Le 11 août 2013
Jeudi, ça faisait 25 ans que le grand Félix Leclerc est allé accrocher ses souliers au paradis. De plus, en 2014, on célébrera le 100e anniversaire de la naissance du poète de La Tuque.
J’espère qu’on va nous bombarder d’hommages, d’émissions spéciales et de spectacles-concepts. Gens du showbiz, ne vous retenez surtout pas. Pour une fois, trop ne sera jamais assez. Il faut que tout le Québec soit remis en contact avec cette œuvre qui fut le big bang de la chanson québécoise. C’est l’occasion idéale de rappeler aux nouvelles générations que Félix n’est pas seulement un nom de trophée, qu’il est avant tout le nom de notre identité artistique.
Découvrir l’œuvre de Félix Leclerc, c’est comprendre l’âme de notre peuple. Sa force, sa poésie, sa simplicité et son courage. Ses chansons sont immortelles parce qu’elles existent de façon naturelle : une voix et une guitare. Pas besoin d’échantillonnages, de remix ou de synthétiseurs. Des cordes tendues sur du bois, la façon la plus intemporelle de faire de la musique, des troubadours jusqu’à Ed Sheeran.
Ses textes aussi sont indémodables parce qu’ils racontent les sentiments et les batailles qui habitent l’homme depuis la nuit des temps. Une diversité de sujets montrant le grand rayonnement de ses intérêts.
Le bonheur perdu…
Mon bonheur a fleuri
Il a fait des bourgeons
C’était le paradis
Ça s’voyait sur mon front
Or un matin joli
Que j’sifflais ce refrain
Mon bonheur est parti
Sans me donner la main
J’eus beau le supplier, le cajoler, lui faire des scènes
Lui montrer le grand trou qu’il me faisait au fond du cœur
Il s’en allait toujours la tête haute, sans joie, sans haine
Comme s’il ne pouvait plus voir le soleil dans ma demeure
(Le p’tit bonheur)
C’est en écoutant cette chanson, enfant, que j’ai compris la détresse des gens. Et que dire de ces vers scellant le grand amour.

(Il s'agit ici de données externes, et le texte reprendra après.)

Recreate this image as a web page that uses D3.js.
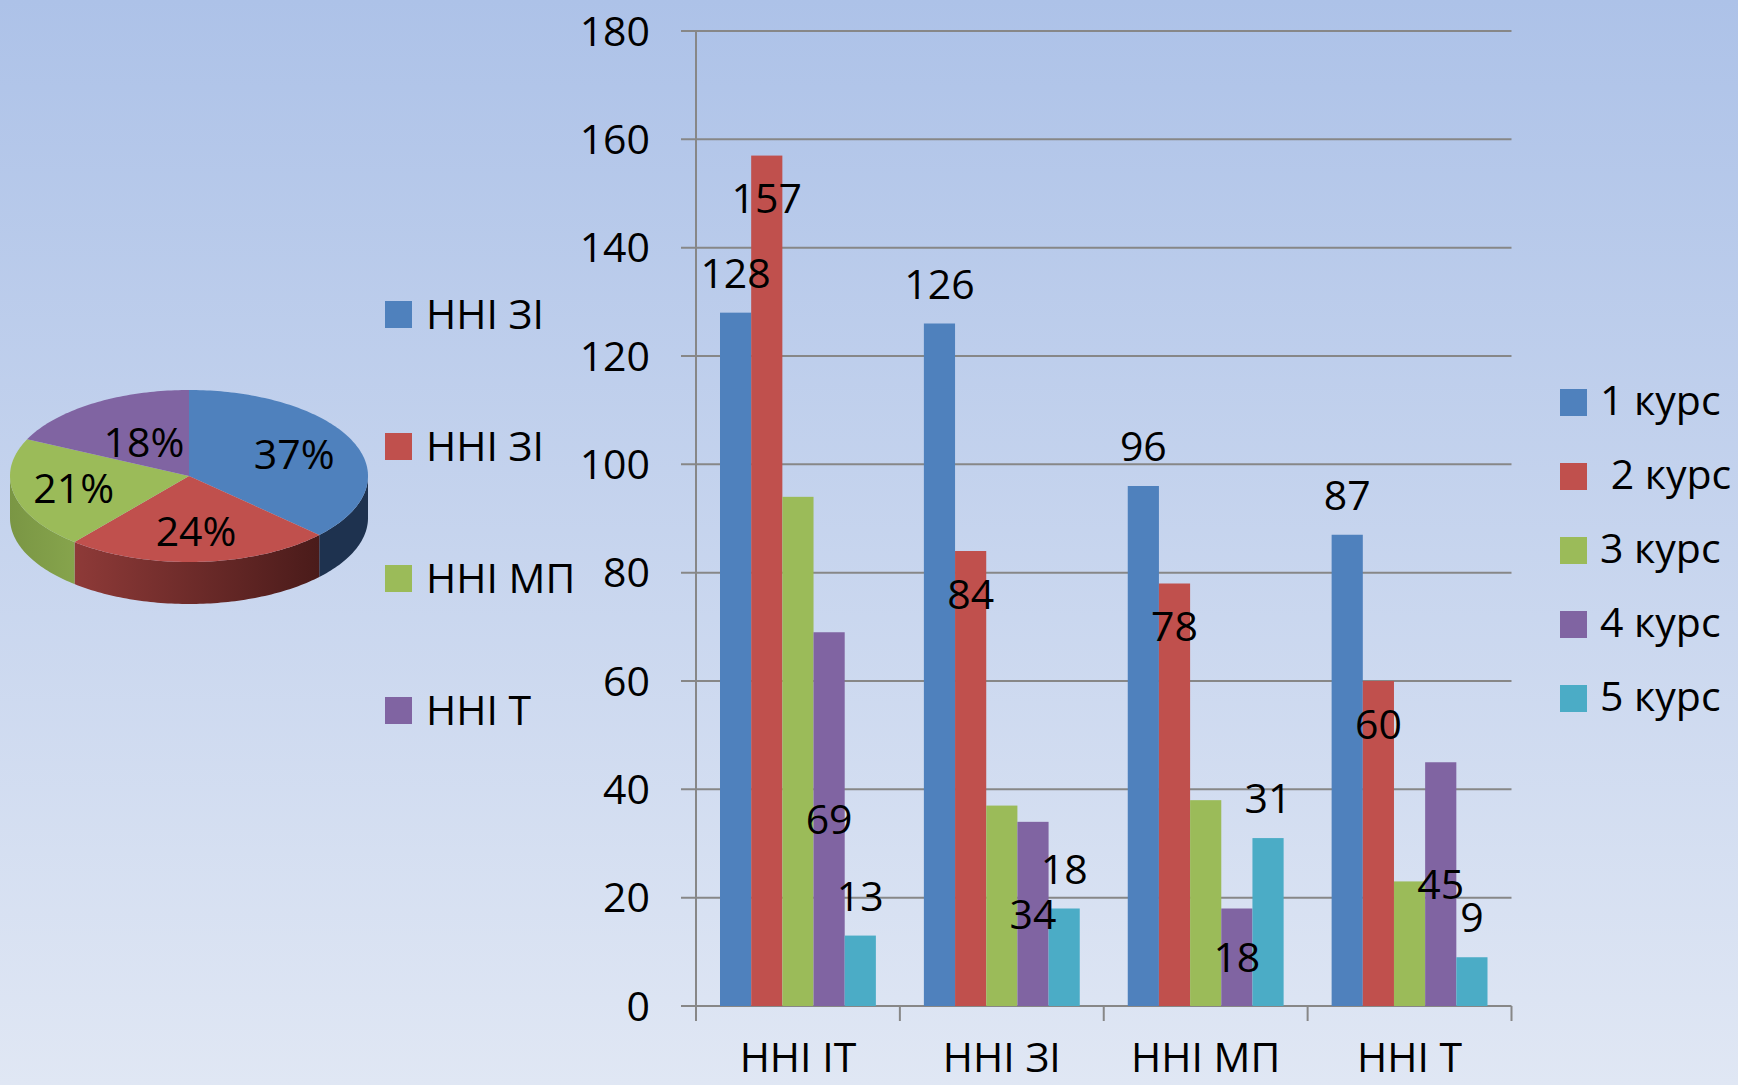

Il n’y a pas d’image plus belle… .
Lui : Quand je te détesterai
Pour que tu le voies bien
Quand je te détesterai
Je mettrai ma casquette
Elle : Quand je ne t´aimerai plus
Pour que tu le voies bien
Quand je ne t´aimerai plus
Je me ferai des tresses
Lui : Depuis cette entente, ma mie porte chignon
Elle : Et lui, à tous les vents, il marche tête nue
(Dialogue d’amoureux)
Félix, c’est aussi l’engagement social…
Je reviens aux sentiments premiers
L’infaillible façon de tuer un homme
C’est de le payer pour être chômeur
Et puis c’est gai dans une ville
Ça fait des morts qui marchent
(Les 100 000 façons de tuer un homme)
… et politique.
J’ai un fils dépouillé
Comme le fut son père
Porteur d’eau, scieur de bois
Locataire et chômeur
Dans son propre pays
Il ne lui reste plus
Qu’la belle vue sur le fleuve
Et sa langue maternelle
Qu’on ne reconnaît pas
(L’alouette en colère)
Félix s’est exprimé sur tout ce qui importe. C’est notre Confucius. Le plus grand sage du Québec. Il n’est pas seulement le patriarche de la chanson d’ici, il a mis au monde plein de chanteurs à travers toute la francophonie.
La chanson française, telle que nous la connaissons, est née d’un couple de deux hommes : Trenet et Félix. Trenet, c’est la chanson heureuse, la chanson piano, la chanson soleil. Le fou chantant est l’influence des Montand, Bécaud, Sardou… Félix, c’est la chanson tourmentée, la chanson guitare, la chanson lune. Le chanteur canadien, comme on l’appelait en France, aura influencé les Brassens, Moustaki, Cabrel.
Heureusement que sa fille Nathalie Leclerc a consacré sa vie à la survie de l’œuvre de son père en créant l’Espace Félix-Leclerc sur l’île d’Orléans. En 2014, montrons-lui que nous sommes tous ses frères et sœurs en fêtant nous aussi notre paternel.
Cet été, nous avons déjà eu un hommage musical aux Francofolies et un défilé inspiré des chansons de Félix au Festival Juste pour rire. Heureuses initiatives, il faut les multiplier durant la prochaine année, pour que chaque québécois s’enrichisse de son héritage.
Peu importe l’époque, pour supporter le difficile et l’inutile, il y aura toujours les chansons de Félix.